The patent office also plans to soon embark on a field trip program, where examiners will visit many of the businesses and industry sectors where the patents are being put into real use.

"I've seen a lot of criticism of the patent office out there, but I haven't seen anybody file [an Internet patent] re-examination request," Dickinson adds. "If they don't think we're doing a good job, then maybe they should step up to the plate and file a re-examination."

It's a statement that all sources interviewed for this story were unable to challenge.

Internet patent suits won't stop any time soon. Some of the more recent examples include Marimba firing back against competitor Novadigm, which had levied its lawsuit against Marimba in 1997.

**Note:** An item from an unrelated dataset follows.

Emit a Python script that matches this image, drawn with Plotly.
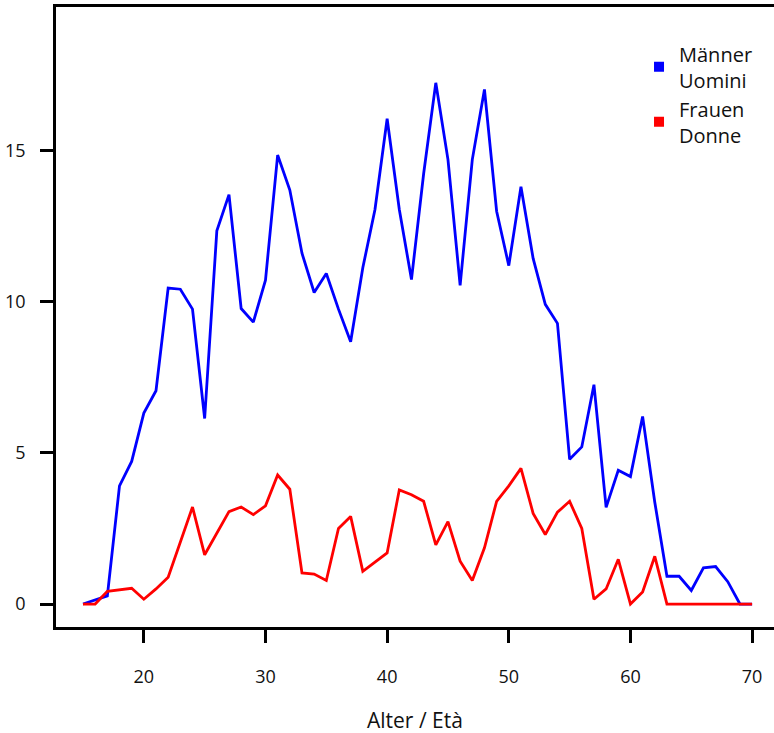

Marimba alleges Novadigm is infringing on a patent it received July 6 covering a method for the "distribution of code and data updates." Postage meter giant Pitney Bowes is suing two "dot coms," E-Stamp and Stamps.com, that are muscling in on its turf. Pitney Bowes says it holds 15 patents covering personal computer metering technologies, from coding and decoding addresses to printing postage on a standard computer printer.

E-Stamp responded earlier this month by accusing Pitney Bowes of being involved in a "scheme" to defraud the patent office. In a filing, E-Stamp said Pitney Bowes has routinely failed to disclose information about its patent applications.

And in one of the more far-reaching lawsuits being watched this year, Eolas Technologies of Chicago has filed a patent lawsuit against Microsoft, claiming the software giant infringed on its patented technologies covering a browser system that incorporates small interactive programs, such as plug-ins, applets or scriplets. (For additional details, see: www.eolas.com/zmapress.htm)

Priceline's Walker maintains the current debate about the flood of Internet patents in general is much ado about nothing.

"There's a lot of heat and a lot of light, but not a lot of fire here," he said. "Throughout history, the patent system has proven to be the strongest backbone of making the U.S. the most innovative country in the world."